The people who set up the protest tent, which went up last Wednesday, gave up convenience of access and even its prominence to passersby. It was purposely erected a bit out of the way, but as close as possible to the Supreme Court. The bereaved families and the fighters of Operation Defensive Shield, protesting the decision of the High Court of Justice to allow the screening of Mohammed Bakri's film "Jenin, Jenin," were directing their outcry at the Court. They were demanding reconsideration of the decision with an expanded bench, and are content - for the moment - with the interim order issued on Wednesday, which prohibits the screening of the film until that decision is handed down.

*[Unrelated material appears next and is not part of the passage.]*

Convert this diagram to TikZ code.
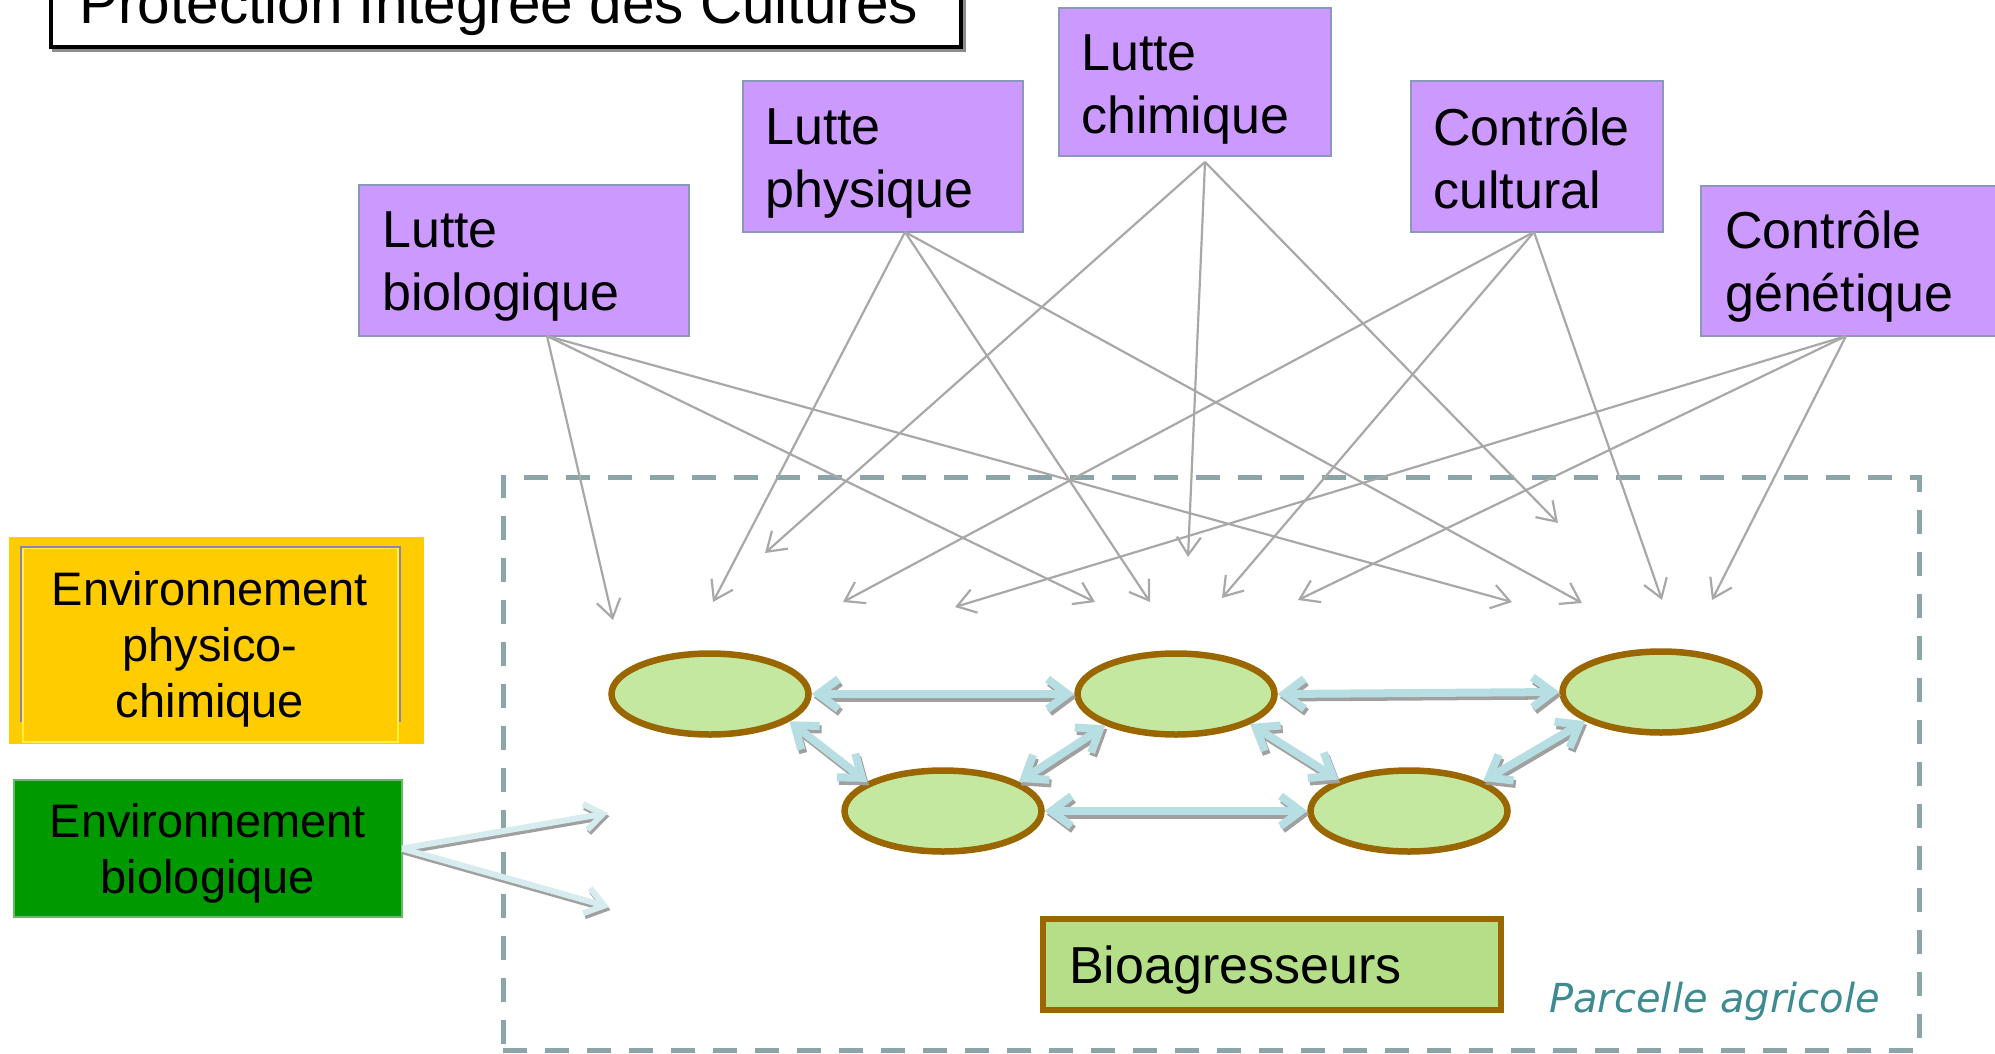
\documentclass[tikz,border=0pt]{standalone}
\usepackage{fontspec}
\setmainfont{Liberation Sans}
\newfontfamily\fieldfont{DejaVu Sans}
\usetikzlibrary{arrows.meta,shapes.geometric}
\definecolor{lilac}{HTML}{CC99FF}
\definecolor{lilacedge}{HTML}{8A98BC}
\definecolor{envyellow}{HTML}{FFCC00}
\definecolor{paleyellow}{HTML}{FFEE44}
\definecolor{frameviolet}{HTML}{8C84B0}
\definecolor{envgreen}{HTML}{009900}
\definecolor{envgreenedge}{HTML}{66BB66}
\definecolor{leaf}{HTML}{C4E8A0}
\definecolor{pestfill}{HTML}{B5DE88}
\definecolor{bark}{HTML}{996600}
\definecolor{fieldline}{HTML}{8CA5A8}
\definecolor{fieldtext}{HTML}{3D8B91}
\definecolor{ctrlgray}{HTML}{A8A8A8}
\definecolor{linkblue}{HTML}{B7DEE2}
\definecolor{linkpale}{HTML}{D6ECEE}
\definecolor{linkshade}{HTML}{A0A0A0}

\begin{document}
\begin{tikzpicture}[x=1pt,y=-1pt,
  box/.style={anchor=north west, inner sep=0pt, outer sep=0pt},
  method/.style={box, draw=lilacedge, fill=lilac, line width=1.5pt},
  methodtext/.style={anchor=north west, inner sep=0pt, align=left,
    font=\fontsize{52}{63}\selectfont},
  envtext/.style={anchor=north, inner sep=0pt, align=center,
    font=\fontsize{47}{56}\selectfont},
  pest/.style={ellipse, draw=bark, fill=leaf, line width=6.5pt,
    minimum width=197pt, minimum height=81pt, inner sep=0pt},
  ctrl/.style={draw=ctrlgray, line width=2.2pt,
    -{Straight Barb[length=18pt,width=24pt]}},
  linkshadow/.style={draw=linkshade, line width=8pt,
    {Straight Barb[length=20pt,width=30pt]}-{Straight Barb[length=20pt,width=30pt]},
    transform canvas={xshift=2pt,yshift=-3.5pt}},
  link/.style={draw=linkblue, line width=8pt,
    {Straight Barb[length=20pt,width=30pt]}-{Straight Barb[length=20pt,width=30pt]}},
  envshadow/.style={draw=linkshade, line width=6pt,
    -{Straight Barb[length=18pt,width=26pt]},
    transform canvas={xshift=1.5pt,yshift=-3pt}},
  envlink/.style={draw=linkpale, line width=6pt,
    -{Straight Barb[length=18pt,width=26pt]}},
]
\useasboundingbox (0,0) rectangle (1995,1053);
\clip (0,0) rectangle (1995,1053);

% title banner
\node[box, draw=black!45, line width=4pt, minimum width=910pt, minimum height=110pt,
  anchor=south west] (titleshadow) at (54,50) {};
\node[box, draw=black, fill=white, line width=4pt, minimum width=910pt,
  minimum height=110pt, anchor=south west] (title) at (51,47) {};
\node[anchor=base west, inner sep=0pt, font=\fontsize{58.5}{68}\selectfont]
  (titletext) at (79,23) {Protection Intégrée des Cultures};

% agricultural plot
\node[box, draw=fieldline, line width=5pt, dash pattern=on 24pt off 18pt,
  minimum width=1416pt, minimum height=573pt] (field) at (503,477) {};
\node[anchor=base west, inner sep=0pt, text=fieldtext,
  font=\fieldfont\itshape\fontsize{40}{48}\selectfont] (fieldlabel) at (1549,1012)
  {Parcelle agricole};

% protection methods
\node[method, minimum width=330pt, minimum height=151pt] (lb) at (359,185) {};
\node[method, minimum width=280pt, minimum height=151pt] (lp) at (743,81) {};
\node[method, minimum width=272pt, minimum height=148pt] (lc) at (1059,8) {};
\node[method, minimum width=252pt, minimum height=151pt] (cc) at (1411,81) {};
\node[method, minimum width=300pt, minimum height=150pt] (cg) at (1701,186) {};
\node[methodtext] (lbt) at (382,202.9) {\strut Lutte\\\strut biologique};
\node[methodtext] (lpt) at (765,99.9) {\strut Lutte\\\strut physique};
\node[methodtext] (lct) at (1081,25.9) {\strut Lutte\\\strut chimique};
\node[methodtext] (cct) at (1433,100.9) {\strut Contrôle\\\strut cultural};
\node[methodtext] (cgt) at (1725,203.9) {\strut Contrôle\\\strut génétique};

% environments
\node[box, fill=envyellow, minimum width=415pt, minimum height=207pt] (phys) at (9,537) {};
\draw[paleyellow, line width=2pt] (23,548) rectangle (398,742);
\draw[frameviolet, line width=1.5pt] (21,722) -- (21,547) -- (400,547) -- (400,722);
\node[envtext] (physt) at (210,565.8) {\strut Environnement\\\strut physico-\\\strut chimique};
\node[box, draw=envgreenedge, fill=envgreen, line width=1.5pt,
  minimum width=388pt, minimum height=137pt] (bio) at (14,780) {};
\node[envtext] (biot) at (208,797.8) {\strut Environnement\\\strut biologique};

% pests
\node[pest] (e1) at (710,694) {};
\node[pest] (e2) at (1176,694) {};
\node[pest] (e3) at (1661,692) {};
\node[pest] (e4) at (943,811) {};
\node[pest] (e5) at (1409,811) {};
\node[box, draw=bark, fill=pestfill, line width=6pt, minimum width=458pt,
  minimum height=91pt] (pests) at (1043,919) {};
\node[anchor=base west, inner sep=0pt, font=\fontsize{52}{63}\selectfont]
  (pestst) at (1069,983) {Bioagresseurs};

% tips of the control arrows
\coordinate (lb1) at (613,620);  \coordinate (lb2) at (1095,602); \coordinate (lb3) at (1512,602);
\coordinate (lp1) at (713,602);  \coordinate (lp2) at (1150,602); \coordinate (lp3) at (1582,603);
\coordinate (lc1) at (765,553);  \coordinate (lc2) at (1188,557); \coordinate (lc3) at (1558,523);
\coordinate (cc1) at (843,602);  \coordinate (cc2) at (1222,598); \coordinate (cc3) at (1662,600);
\coordinate (cg1) at (955,607);  \coordinate (cg2) at (1298,600); \coordinate (cg3) at (1712,600);

\foreach \t in {lb1,lb2,lb3} \draw[ctrl] ([xshift=23pt]lb.south) -- (\t);
\foreach \t in {lp1,lp2,lp3} \draw[ctrl] ([xshift=22pt]lp.south) -- (\t);
\foreach \t in {lc1,lc2,lc3} \draw[ctrl] ([xshift=10pt,yshift=-6pt]lc.south) -- (\t);
\foreach \t in {cc1,cc2,cc3} \draw[ctrl] ([xshift=-3pt]cc.south) -- (\t);
\foreach \t in {cg1,cg2,cg3} \draw[ctrl] ([xshift=-5pt]cg.south) -- (\t);

% interactions between pests
\foreach \a/\b in {e1.east/e2.west, e2.east/e3.west, e4.east/e5.west,
  e1.-19/e4.159, e4.21/e2.-156, e2.-22/e5.156, e5.22/e3.-159}
  \draw[linkshadow] (\a) -- (\b);
\foreach \a/\b in {e1.east/e2.west, e2.east/e3.west, e4.east/e5.west,
  e1.-19/e4.159, e4.21/e2.-156, e2.-22/e5.156, e5.22/e3.-159}
  \draw[link] (\a) -- (\b);

% biological environment acting on the plot
\coordinate (bio1) at (608,813);
\coordinate (bio2) at (609,907);
\foreach \t in {bio1,bio2} \draw[envshadow] (bio.east) -- (\t);
\foreach \t in {bio1,bio2} \draw[envlink] (bio.east) -- (\t);
\end{tikzpicture}
\end{document}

There is one factor common to all the demonstrations along the axis of the government institutions in the capital: The harsh contrast that exists in this country, which demands so much from its citizens, but gives them so little in return. This feeling was also at the center of the protest against the screening of "Jenin, Jenin." Among the dozens of placards adorning the protest tent, the one that, in a Hebrew play on words, expressed the idea "The High Court of Justice has betrayed us" summed this up best of all.
A new gap
During the Defensive Shield operation, Yisrael Caspi abandoned his business in real estate and volunteered for reserve duty, even though he was 50 years old. His service did not end with the end of the operation; Caspi went out on a mission and came back enlisted for his entire life. Now he has gone back to his original profession as a lawyer, and is acting as attorney for the fighters in their request for a reconsideration of their petition. Caspi is doing this because he feels he has no option: In recent weeks he applied to many well-respected lawyers, but all of them refused to take on this case.
"They didn't believe in the chance of winning," says Caspi bitterly. "There is complete alienation. The suave people with the fancy wingtips can't understand the people with the military boots." Thus another gap has been added to the social lexicon, embodied in the height of footgear.
The biggest and most frightening chasm is the one that has opened between the public and the Supreme Court, not only among the bereaved families and the fighters who are the subject of the film, but also among the masses of people who came to the tent to express their solidarity. "If the issue had to do with us, we would be half a million people here to protest against the Supreme Court," said an ultra- Orthodox man who came to the tent.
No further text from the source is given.